Set task
All the data must come back unchanged, except that pictures are left out.

Data block

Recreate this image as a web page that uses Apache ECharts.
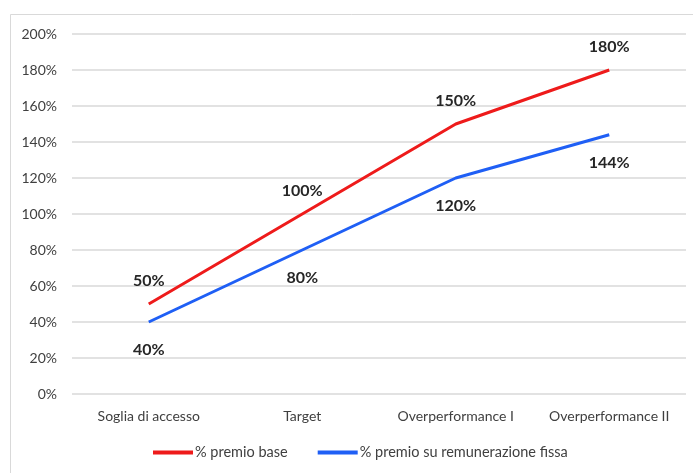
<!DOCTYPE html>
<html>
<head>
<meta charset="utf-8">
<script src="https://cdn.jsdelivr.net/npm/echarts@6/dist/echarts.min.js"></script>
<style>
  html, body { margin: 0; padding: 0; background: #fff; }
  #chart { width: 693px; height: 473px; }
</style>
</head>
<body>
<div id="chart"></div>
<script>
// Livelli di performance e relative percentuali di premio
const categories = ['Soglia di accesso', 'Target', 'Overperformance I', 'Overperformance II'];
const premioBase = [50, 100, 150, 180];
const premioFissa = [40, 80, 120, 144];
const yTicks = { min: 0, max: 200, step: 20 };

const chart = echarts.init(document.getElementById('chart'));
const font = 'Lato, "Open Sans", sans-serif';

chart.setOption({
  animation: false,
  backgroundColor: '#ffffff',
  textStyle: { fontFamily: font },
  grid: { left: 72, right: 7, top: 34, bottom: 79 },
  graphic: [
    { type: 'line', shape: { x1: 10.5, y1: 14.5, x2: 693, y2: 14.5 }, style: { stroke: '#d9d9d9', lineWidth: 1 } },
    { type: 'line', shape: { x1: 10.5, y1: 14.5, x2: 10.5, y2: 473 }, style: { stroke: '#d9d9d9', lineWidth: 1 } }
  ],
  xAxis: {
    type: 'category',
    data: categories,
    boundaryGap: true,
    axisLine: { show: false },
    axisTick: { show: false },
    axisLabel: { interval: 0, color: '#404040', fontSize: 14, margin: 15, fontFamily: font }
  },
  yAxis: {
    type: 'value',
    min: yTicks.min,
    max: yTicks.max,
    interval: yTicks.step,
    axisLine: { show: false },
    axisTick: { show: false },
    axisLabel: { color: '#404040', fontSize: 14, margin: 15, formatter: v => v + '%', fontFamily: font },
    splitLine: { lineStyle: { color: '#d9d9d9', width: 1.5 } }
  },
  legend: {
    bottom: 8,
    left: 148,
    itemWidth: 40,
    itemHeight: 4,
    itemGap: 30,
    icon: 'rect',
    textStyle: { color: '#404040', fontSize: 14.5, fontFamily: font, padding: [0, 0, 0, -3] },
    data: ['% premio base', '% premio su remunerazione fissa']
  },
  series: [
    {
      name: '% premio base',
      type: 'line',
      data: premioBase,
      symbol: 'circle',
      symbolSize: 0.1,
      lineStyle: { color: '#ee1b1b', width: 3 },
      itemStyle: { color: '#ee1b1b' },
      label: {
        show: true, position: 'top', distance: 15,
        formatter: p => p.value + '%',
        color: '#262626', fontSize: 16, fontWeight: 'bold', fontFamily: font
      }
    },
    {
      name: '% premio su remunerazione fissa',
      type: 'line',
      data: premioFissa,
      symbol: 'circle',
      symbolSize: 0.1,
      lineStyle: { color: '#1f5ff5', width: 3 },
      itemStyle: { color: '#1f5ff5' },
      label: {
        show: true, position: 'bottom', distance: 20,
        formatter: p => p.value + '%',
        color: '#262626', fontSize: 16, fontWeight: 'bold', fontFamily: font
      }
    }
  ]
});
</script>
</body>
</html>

Output of the task
Recreate this image as a web page that uses Apache ECharts.
<!DOCTYPE html>
<html>
<head>
<meta charset="utf-8">
<script src="https://cdn.jsdelivr.net/npm/echarts@6/dist/echarts.min.js"></script>
<style>
  html, body { margin: 0; padding: 0; background: #fff; }
  #chart { width: 693px; height: 473px; }
</style>
</head>
<body>
<div id="chart"></div>
<script>
// Livelli di performance e relative percentuali di premio
const categories = ['Soglia di accesso', 'Target', 'Overperformance I', 'Overperformance II'];
const premioBase = [50, 100, 150, 180];
const premioFissa = [40, 80, 120, 144];
const yTicks = { min: 0, max: 200, step: 20 };

const chart = echarts.init(document.getElementById('chart'));
const font = 'Lato, "Open Sans", sans-serif';

chart.setOption({
  animation: false,
  backgroundColor: '#ffffff',
  textStyle: { fontFamily: font },
  grid: { left: 72, right: 7, top: 34, bottom: 79 },
  graphic: [
    { type: 'line', shape: { x1: 10.5, y1: 14.5, x2: 693, y2: 14.5 }, style: { stroke: '#d9d9d9', lineWidth: 1 } },
    { type: 'line', shape: { x1: 10.5, y1: 14.5, x2: 10.5, y2: 473 }, style: { stroke: '#d9d9d9', lineWidth: 1 } }
  ],
  xAxis: {
    type: 'category',
    data: categories,
    boundaryGap: true,
    axisLine: { show: false },
    axisTick: { show: false },
    axisLabel: { interval: 0, color: '#404040', fontSize: 14, margin: 15, fontFamily: font }
  },
  yAxis: {
    type: 'value',
    min: yTicks.min,
    max: yTicks.max,
    interval: yTicks.step,
    axisLine: { show: false },
    axisTick: { show: false },
    axisLabel: { color: '#404040', fontSize: 14, margin: 15, formatter: v => v + '%', fontFamily: font },
    splitLine: { lineStyle: { color: '#d9d9d9', width: 1.5 } }
  },
  legend: {
    bottom: 8,
    left: 148,
    itemWidth: 40,
    itemHeight: 4,
    itemGap: 30,
    icon: 'rect',
    textStyle: { color: '#404040', fontSize: 14.5, fontFamily: font, padding: [0, 0, 0, -3] },
    data: ['% premio base', '% premio su remunerazione fissa']
  },
  series: [
    {
      name: '% premio base',
      type: 'line',
      data: premioBase,
      symbol: 'circle',
      symbolSize: 0.1,
      lineStyle: { color: '#ee1b1b', width: 3 },
      itemStyle: { color: '#ee1b1b' },
      label: {
        show: true, position: 'top', distance: 15,
        formatter: p => p.value + '%',
        color: '#262626', fontSize: 16, fontWeight: 'bold', fontFamily: font
      }
    },
    {
      name: '% premio su remunerazione fissa',
      type: 'line',
      data: premioFissa,
      symbol: 'circle',
      symbolSize: 0.1,
      lineStyle: { color: '#1f5ff5', width: 3 },
      itemStyle: { color: '#1f5ff5' },
      label: {
        show: true, position: 'bottom', distance: 20,
        formatter: p => p.value + '%',
        color: '#262626', fontSize: 16, fontWeight: 'bold', fontFamily: font
      }
    }
  ]
});
</script>
</body>
</html>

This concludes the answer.